▶ _Directive_
Leaving the pictures aside, transcribe every line below exactly.

▶ _Given material_
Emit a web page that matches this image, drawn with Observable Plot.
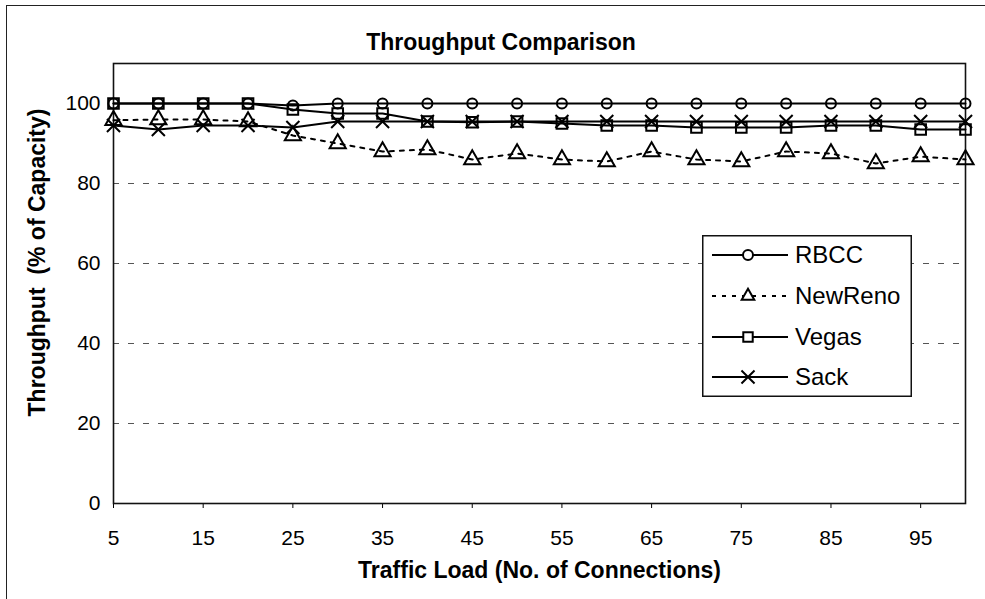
<!DOCTYPE html>
<html>
<head>
<meta charset="utf-8">
<script src="https://cdn.jsdelivr.net/npm/d3@7"></script>
<script src="https://cdn.jsdelivr.net/npm/@observablehq/plot@0.6"></script>
<style>
  body { margin: 0; background: #fff; font-family: "Liberation Sans", Arial, sans-serif; }
  #wrap { position: relative; width: 985px; height: 599px; overflow: hidden; background: #fff; }
  #border { position: absolute; left: 6px; top: 5px; width: 1200px; height: 800px;
            border-left: 1.5px solid #222; border-top: 1.5px solid #222; pointer-events: none; }
  #title { position: absolute; left: 0; top: 30px; width: 1002px; text-align: center;
           font-size: 23px; line-height: 24px; font-weight: bold; color: #000; }
  #chart { position: absolute; left: 0; top: 0; }
  #legend { position: absolute; left: 702px; top: 235px; }
</style>
</head>
<body>
<div id="wrap">
  <div id="chart"></div>
  <div id="border"></div>
  <div id="title">Throughput Comparison</div>
  <div id="legend"></div>
</div>
<script>
// ---- data ----
const loads = [5, 10, 15, 20, 25, 30, 35, 40, 45, 50, 55, 60, 65, 70, 75, 80, 85, 90, 95, 100];
const rbcc    = [100, 100, 100, 100, 99.5, 100, 100, 100, 100, 100, 100, 100, 100, 100, 100, 100, 100, 100, 100, 100];
const newReno = [95.8, 96, 96, 95.5, 92, 90, 88, 88.5, 86, 87.5, 86, 85.5, 88, 86, 85.5, 88, 87.5, 85, 86.7, 86];
const vegas   = [100, 100, 100, 100, 98.5, 97.5, 97.5, 95.5, 95.3, 95.5, 95, 94.5, 94.5, 94, 94, 94, 94.5, 94.5, 93.5, 93.5];
const sack    = [94.5, 93.5, 94.5, 94.5, 94, 95.5, 95.5, 95.5, 95.5, 95.5, 95.5, 95.5, 95.5, 95.5, 95.5, 95.5, 95.5, 95.5, 95.5, 95.5];
const seriesNames = ["RBCC", "NewReno", "Vegas", "Sack"];
const xTicks = [5, 15, 25, 35, 45, 55, 65, 75, 85, 95];
const yTicks = [0, 20, 40, 60, 80, 100];
const gridValues = [20, 40, 60, 80];
const xTitle = "Traffic Load (No. of Connections)";
const yTitle = "Throughput  (% of Capacity)";

const series = [
  {name: seriesNames[0], values: rbcc,    symbol: "circle",   r: 5,   dash: null},
  {name: seriesNames[1], values: newReno, symbol: "triangle", r: 6,   dash: "4,6"},
  {name: seriesNames[2], values: vegas,   symbol: "square",   r: 6,   dash: null},
  {name: seriesNames[3], values: sack,    symbol: "times",    r: 6,   dash: null}
];

const rows = series.flatMap(s => loads.map((x, i) => ({series: s.name, load: x, value: s.values[i]})));

const lineMarks = series.map(s => Plot.line(rows.filter(d => d.series === s.name), {
  x: "load", y: "value", stroke: "#000", strokeWidth: 2,
  strokeDasharray: s.dash || undefined
}));
const dotMarks = series.map(s => Plot.dot(rows.filter(d => d.series === s.name), {
  x: "load", y: "value", symbol: () => s.symbol, r: s.r,
  stroke: "#000", strokeWidth: 2, fill: "none"
}));

const chart = Plot.plot({
  width: 985, height: 599,
  marginTop: 63, marginBottom: 96, marginLeft: 113, marginRight: 20,
  style: {fontFamily: '"Liberation Sans", Arial, sans-serif', color: "#000", background: "transparent"},
  x: {domain: [5, 100]},
  y: {domain: [0, 110]},
  symbol: {type: "identity"},
  marks: [
    Plot.ruleY(gridValues, {stroke: "#555", strokeDasharray: "6,9", strokeWidth: 1}),
    Plot.axisY(yTicks, {tickSize: 0, tickPadding: 13, fontSize: 21, label: null}),
    Plot.axisX(xTicks, {tickSize: 5, tickPadding: 22, fontSize: 21, label: null}),
    Plot.frame({stroke: "#111", strokeWidth: 1.6}),
    ...lineMarks,
    ...dotMarks,
    Plot.text([yTitle], {frameAnchor: "left", dx: -76, dy: -21, rotate: -90,
      textAnchor: "middle", lineAnchor: "middle",
      fontSize: 23, fontWeight: "bold", fill: "#000"}),
    Plot.text([xTitle], {frameAnchor: "bottom", dy: 67, lineAnchor: "middle",
      fontSize: 23, fontWeight: "bold", fill: "#000"})
  ]
});
document.getElementById("chart").appendChild(chart);

// ---- legend ----
const symMap = {circle: d3.symbolCircle, triangle: d3.symbolTriangle2, square: d3.symbolSquare2, times: d3.symbolTimes};
const lw = 210, lh = 162;
const lsvg = d3.select("#legend").append("svg").attr("width", lw).attr("height", lh)
  .style("font-family", '"Liberation Sans", Arial, sans-serif');
lsvg.append("rect").attr("x", 0.75).attr("y", 0.75).attr("width", lw - 1.5).attr("height", lh - 1.5)
  .attr("fill", "#fff").attr("stroke", "#111").attr("stroke-width", 1.5);
const rowY = [20, 61, 102, 142];
series.forEach((s, i) => {
  const g = lsvg.append("g").attr("transform", `translate(0,${rowY[i]})`);
  g.append("line").attr("x1", 10).attr("x2", 86).attr("y1", 0).attr("y2", 0)
    .attr("stroke", "#000").attr("stroke-width", 2)
    .attr("stroke-dasharray", s.dash);
  if (s.symbol === "circle") {
    g.append("circle").attr("cx", 46).attr("cy", 0).attr("r", s.r)
      .attr("fill", "#fff").attr("stroke", "#000").attr("stroke-width", 2);
  } else {
    g.append("path").attr("transform", "translate(46,0)")
      .attr("d", d3.symbol(symMap[s.symbol], s.r * s.r * Math.PI)())
      .attr("fill", s.symbol === "times" ? "none" : "#fff").attr("stroke", "#000").attr("stroke-width", 2);
  }
  g.append("text").attr("x", 93).attr("y", 0).attr("dy", "0.35em")
    .attr("font-size", 24).attr("fill", "#000").text(s.name);
});
</script>
</body>
</html>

▶ _Expected output_
Emit a web page that matches this image, drawn with Observable Plot.
<!DOCTYPE html>
<html>
<head>
<meta charset="utf-8">
<script src="https://cdn.jsdelivr.net/npm/d3@7"></script>
<script src="https://cdn.jsdelivr.net/npm/@observablehq/plot@0.6"></script>
<style>
  body { margin: 0; background: #fff; font-family: "Liberation Sans", Arial, sans-serif; }
  #wrap { position: relative; width: 985px; height: 599px; overflow: hidden; background: #fff; }
  #border { position: absolute; left: 6px; top: 5px; width: 1200px; height: 800px;
            border-left: 1.5px solid #222; border-top: 1.5px solid #222; pointer-events: none; }
  #title { position: absolute; left: 0; top: 30px; width: 1002px; text-align: center;
           font-size: 23px; line-height: 24px; font-weight: bold; color: #000; }
  #chart { position: absolute; left: 0; top: 0; }
  #legend { position: absolute; left: 702px; top: 235px; }
</style>
</head>
<body>
<div id="wrap">
  <div id="chart"></div>
  <div id="border"></div>
  <div id="title">Throughput Comparison</div>
  <div id="legend"></div>
</div>
<script>
// ---- data ----
const loads = [5, 10, 15, 20, 25, 30, 35, 40, 45, 50, 55, 60, 65, 70, 75, 80, 85, 90, 95, 100];
const rbcc    = [100, 100, 100, 100, 99.5, 100, 100, 100, 100, 100, 100, 100, 100, 100, 100, 100, 100, 100, 100, 100];
const newReno = [95.8, 96, 96, 95.5, 92, 90, 88, 88.5, 86, 87.5, 86, 85.5, 88, 86, 85.5, 88, 87.5, 85, 86.7, 86];
const vegas   = [100, 100, 100, 100, 98.5, 97.5, 97.5, 95.5, 95.3, 95.5, 95, 94.5, 94.5, 94, 94, 94, 94.5, 94.5, 93.5, 93.5];
const sack    = [94.5, 93.5, 94.5, 94.5, 94, 95.5, 95.5, 95.5, 95.5, 95.5, 95.5, 95.5, 95.5, 95.5, 95.5, 95.5, 95.5, 95.5, 95.5, 95.5];
const seriesNames = ["RBCC", "NewReno", "Vegas", "Sack"];
const xTicks = [5, 15, 25, 35, 45, 55, 65, 75, 85, 95];
const yTicks = [0, 20, 40, 60, 80, 100];
const gridValues = [20, 40, 60, 80];
const xTitle = "Traffic Load (No. of Connections)";
const yTitle = "Throughput  (% of Capacity)";

const series = [
  {name: seriesNames[0], values: rbcc,    symbol: "circle",   r: 5,   dash: null},
  {name: seriesNames[1], values: newReno, symbol: "triangle", r: 6,   dash: "4,6"},
  {name: seriesNames[2], values: vegas,   symbol: "square",   r: 6,   dash: null},
  {name: seriesNames[3], values: sack,    symbol: "times",    r: 6,   dash: null}
];

const rows = series.flatMap(s => loads.map((x, i) => ({series: s.name, load: x, value: s.values[i]})));

const lineMarks = series.map(s => Plot.line(rows.filter(d => d.series === s.name), {
  x: "load", y: "value", stroke: "#000", strokeWidth: 2,
  strokeDasharray: s.dash || undefined
}));
const dotMarks = series.map(s => Plot.dot(rows.filter(d => d.series === s.name), {
  x: "load", y: "value", symbol: () => s.symbol, r: s.r,
  stroke: "#000", strokeWidth: 2, fill: "none"
}));

const chart = Plot.plot({
  width: 985, height: 599,
  marginTop: 63, marginBottom: 96, marginLeft: 113, marginRight: 20,
  style: {fontFamily: '"Liberation Sans", Arial, sans-serif', color: "#000", background: "transparent"},
  x: {domain: [5, 100]},
  y: {domain: [0, 110]},
  symbol: {type: "identity"},
  marks: [
    Plot.ruleY(gridValues, {stroke: "#555", strokeDasharray: "6,9", strokeWidth: 1}),
    Plot.axisY(yTicks, {tickSize: 0, tickPadding: 13, fontSize: 21, label: null}),
    Plot.axisX(xTicks, {tickSize: 5, tickPadding: 22, fontSize: 21, label: null}),
    Plot.frame({stroke: "#111", strokeWidth: 1.6}),
    ...lineMarks,
    ...dotMarks,
    Plot.text([yTitle], {frameAnchor: "left", dx: -76, dy: -21, rotate: -90,
      textAnchor: "middle", lineAnchor: "middle",
      fontSize: 23, fontWeight: "bold", fill: "#000"}),
    Plot.text([xTitle], {frameAnchor: "bottom", dy: 67, lineAnchor: "middle",
      fontSize: 23, fontWeight: "bold", fill: "#000"})
  ]
});
document.getElementById("chart").appendChild(chart);

// ---- legend ----
const symMap = {circle: d3.symbolCircle, triangle: d3.symbolTriangle2, square: d3.symbolSquare2, times: d3.symbolTimes};
const lw = 210, lh = 162;
const lsvg = d3.select("#legend").append("svg").attr("width", lw).attr("height", lh)
  .style("font-family", '"Liberation Sans", Arial, sans-serif');
lsvg.append("rect").attr("x", 0.75).attr("y", 0.75).attr("width", lw - 1.5).attr("height", lh - 1.5)
  .attr("fill", "#fff").attr("stroke", "#111").attr("stroke-width", 1.5);
const rowY = [20, 61, 102, 142];
series.forEach((s, i) => {
  const g = lsvg.append("g").attr("transform", `translate(0,${rowY[i]})`);
  g.append("line").attr("x1", 10).attr("x2", 86).attr("y1", 0).attr("y2", 0)
    .attr("stroke", "#000").attr("stroke-width", 2)
    .attr("stroke-dasharray", s.dash);
  if (s.symbol === "circle") {
    g.append("circle").attr("cx", 46).attr("cy", 0).attr("r", s.r)
      .attr("fill", "#fff").attr("stroke", "#000").attr("stroke-width", 2);
  } else {
    g.append("path").attr("transform", "translate(46,0)")
      .attr("d", d3.symbol(symMap[s.symbol], s.r * s.r * Math.PI)())
      .attr("fill", s.symbol === "times" ? "none" : "#fff").attr("stroke", "#000").attr("stroke-width", 2);
  }
  g.append("text").attr("x", 93).attr("y", 0).attr("dy", "0.35em")
    .attr("font-size", 24).attr("fill", "#000").text(s.name);
});
</script>
</body>
</html>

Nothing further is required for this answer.